WORK TO DO | Nothing in the data should change when you return it, but leave the pictures out.

SUPPLIED MATERIAL |
________________________

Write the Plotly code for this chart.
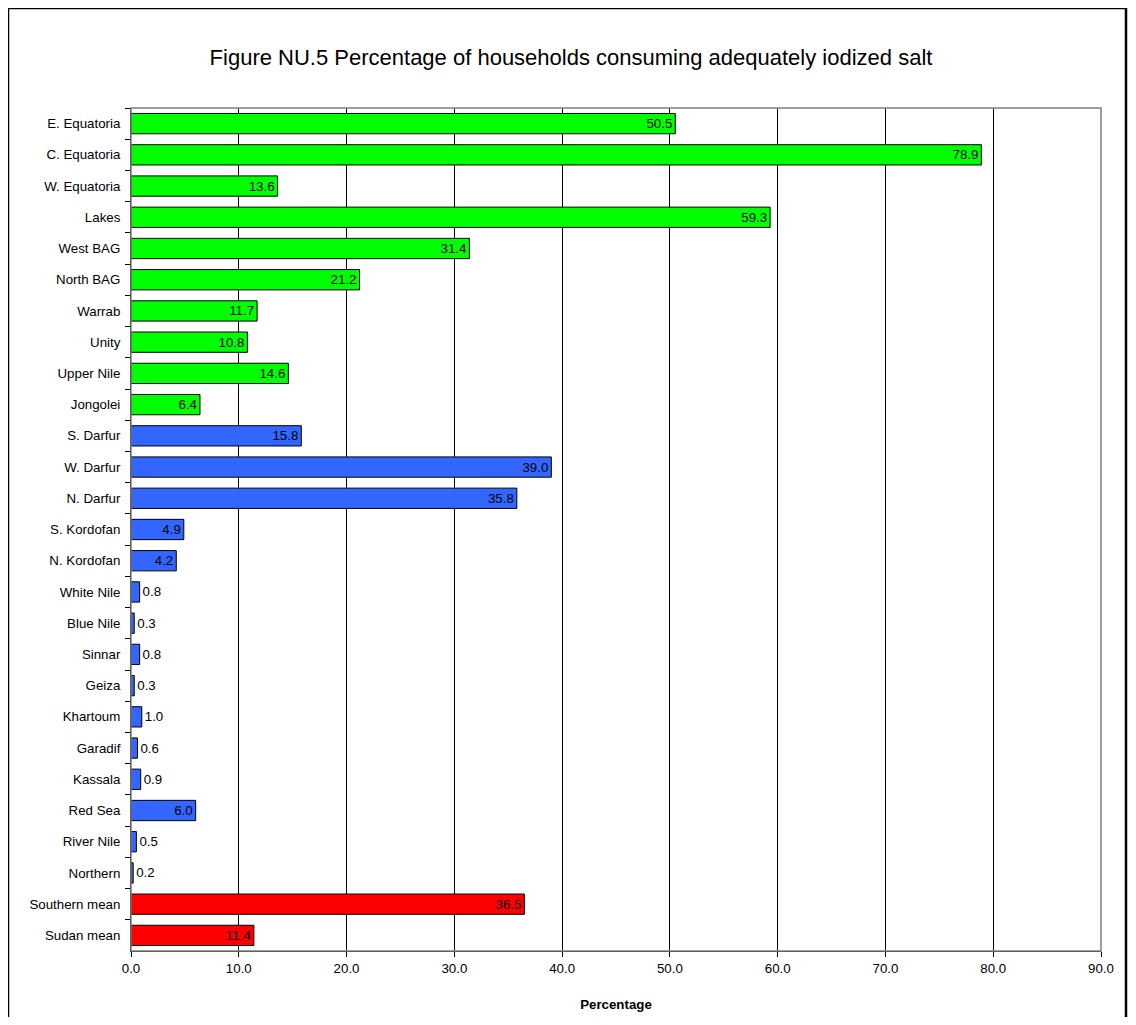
import plotly.graph_objects as go

categories = ["E. Equatoria", "C. Equatoria", "W. Equatoria", "Lakes", "West BAG", "North BAG",
              "Warrab", "Unity", "Upper Nile", "Jongolei", "S. Darfur", "W. Darfur", "N. Darfur",
              "S. Kordofan", "N. Kordofan", "White Nile", "Blue Nile", "Sinnar", "Geiza", "Khartoum",
              "Garadif", "Kassala", "Red Sea", "River Nile", "Northern", "Southern mean", "Sudan mean"]
values = [50.5, 78.9, 13.6, 59.3, 31.4, 21.2, 11.7, 10.8, 14.6, 6.4, 15.8, 39.0, 35.8,
          4.9, 4.2, 0.8, 0.3, 0.8, 0.3, 1.0, 0.6, 0.9, 6.0, 0.5, 0.2, 36.5, 11.4]
groups = ["south"] * 10 + ["north"] * 15 + ["mean"] * 2
x_ticks = [0, 10, 20, 30, 40, 50, 60, 70, 80, 90]

group_colors = {"south": "#00FF00", "north": "#3366FF", "mean": "#FF0000"}
colors = [group_colors[g] for g in groups]
positions = ["inside" if v >= 2 else "outside" for v in values]

FONT = "Liberation Sans, Arial"
FS = 13.3

W, H = 1120, 1009
L, R, T, B = 123, 27, 100, 66
PW, PH = W - L - R, H - T - B

fig = go.Figure()
fig.add_trace(go.Bar(
    y=categories, x=values, orientation="h",
    marker=dict(color=colors, line=dict(color="black", width=1)),
    text=[f"{v:.1f}" for v in values],
    textposition=positions,
    insidetextanchor="end",
    textangle=0,
    textfont=dict(family=FONT, size=FS, color="black"),
    cliponaxis=False,
    hoverinfo="skip",
))

fig.update_layout(
    width=W, height=H,
    margin=dict(l=L, r=R, t=T, b=B, autoexpand=False),
    paper_bgcolor="white", plot_bgcolor="white",
    font=dict(family=FONT, size=FS, color="black"),
    bargap=0.35,
    showlegend=False,
    uniformtext=dict(minsize=FS, mode="show"),
    title=dict(text="Figure NU.5 Percentage of households consuming adequately iodized salt",
               x=(571 - 8) / W, xanchor="center", y=1 - 49 / H, yanchor="middle",
               font=dict(size=22, family=FONT, color="black")),
    xaxis=dict(range=[0, 90], tickvals=x_ticks, ticktext=[f"{t:.1f}" for t in x_ticks],
               showgrid=True, gridcolor="#000000", gridwidth=1,
               showline=True, linecolor="black", linewidth=1, mirror=False,
               ticks="outside", ticklen=5, tickcolor="black",
               zeroline=False, automargin=False,
               title=dict(text="<b>Percentage</b>", standoff=24, font=dict(size=FS)),
               tickfont=dict(size=FS)),
    yaxis=dict(categoryorder="array", categoryarray=categories, autorange="reversed",
               showline=True, linecolor="black", linewidth=1, automargin=False,
               ticks="outside", ticklen=5, tickcolor="black", tickson="boundaries",
               showgrid=False, tickfont=dict(size=FS), ticklabelstandoff=7),
    shapes=[
        dict(type="rect", xref="paper", yref="paper", x0=0, x1=1, y0=0, y1=1,
             line=dict(color="#808080", width=1.5), layer="above"),
        dict(type="rect", xref="paper", yref="paper",
             x0=(0 - L) / PW, x1=(1118 - L) / PW, y0=-(B + 20) / PH, y1=1 + (T - 0) / PH,
             line=dict(color="black", width=2.5), layer="above"),
    ],
)

fig.write_html("out.html")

________________________

SOLUTION TO THE EXERCISE |
Write the Plotly code for this chart.
import plotly.graph_objects as go

categories = ["E. Equatoria", "C. Equatoria", "W. Equatoria", "Lakes", "West BAG", "North BAG",
              "Warrab", "Unity", "Upper Nile", "Jongolei", "S. Darfur", "W. Darfur", "N. Darfur",
              "S. Kordofan", "N. Kordofan", "White Nile", "Blue Nile", "Sinnar", "Geiza", "Khartoum",
              "Garadif", "Kassala", "Red Sea", "River Nile", "Northern", "Southern mean", "Sudan mean"]
values = [50.5, 78.9, 13.6, 59.3, 31.4, 21.2, 11.7, 10.8, 14.6, 6.4, 15.8, 39.0, 35.8,
          4.9, 4.2, 0.8, 0.3, 0.8, 0.3, 1.0, 0.6, 0.9, 6.0, 0.5, 0.2, 36.5, 11.4]
groups = ["south"] * 10 + ["north"] * 15 + ["mean"] * 2
x_ticks = [0, 10, 20, 30, 40, 50, 60, 70, 80, 90]

group_colors = {"south": "#00FF00", "north": "#3366FF", "mean": "#FF0000"}
colors = [group_colors[g] for g in groups]
positions = ["inside" if v >= 2 else "outside" for v in values]

FONT = "Liberation Sans, Arial"
FS = 13.3

W, H = 1120, 1009
L, R, T, B = 123, 27, 100, 66
PW, PH = W - L - R, H - T - B

fig = go.Figure()
fig.add_trace(go.Bar(
    y=categories, x=values, orientation="h",
    marker=dict(color=colors, line=dict(color="black", width=1)),
    text=[f"{v:.1f}" for v in values],
    textposition=positions,
    insidetextanchor="end",
    textangle=0,
    textfont=dict(family=FONT, size=FS, color="black"),
    cliponaxis=False,
    hoverinfo="skip",
))

fig.update_layout(
    width=W, height=H,
    margin=dict(l=L, r=R, t=T, b=B, autoexpand=False),
    paper_bgcolor="white", plot_bgcolor="white",
    font=dict(family=FONT, size=FS, color="black"),
    bargap=0.35,
    showlegend=False,
    uniformtext=dict(minsize=FS, mode="show"),
    title=dict(text="Figure NU.5 Percentage of households consuming adequately iodized salt",
               x=(571 - 8) / W, xanchor="center", y=1 - 49 / H, yanchor="middle",
               font=dict(size=22, family=FONT, color="black")),
    xaxis=dict(range=[0, 90], tickvals=x_ticks, ticktext=[f"{t:.1f}" for t in x_ticks],
               showgrid=True, gridcolor="#000000", gridwidth=1,
               showline=True, linecolor="black", linewidth=1, mirror=False,
               ticks="outside", ticklen=5, tickcolor="black",
               zeroline=False, automargin=False,
               title=dict(text="<b>Percentage</b>", standoff=24, font=dict(size=FS)),
               tickfont=dict(size=FS)),
    yaxis=dict(categoryorder="array", categoryarray=categories, autorange="reversed",
               showline=True, linecolor="black", linewidth=1, automargin=False,
               ticks="outside", ticklen=5, tickcolor="black", tickson="boundaries",
               showgrid=False, tickfont=dict(size=FS), ticklabelstandoff=7),
    shapes=[
        dict(type="rect", xref="paper", yref="paper", x0=0, x1=1, y0=0, y1=1,
             line=dict(color="#808080", width=1.5), layer="above"),
        dict(type="rect", xref="paper", yref="paper",
             x0=(0 - L) / PW, x1=(1118 - L) / PW, y0=-(B + 20) / PH, y1=1 + (T - 0) / PH,
             line=dict(color="black", width=2.5), layer="above"),
    ],
)

fig.write_html("out.html")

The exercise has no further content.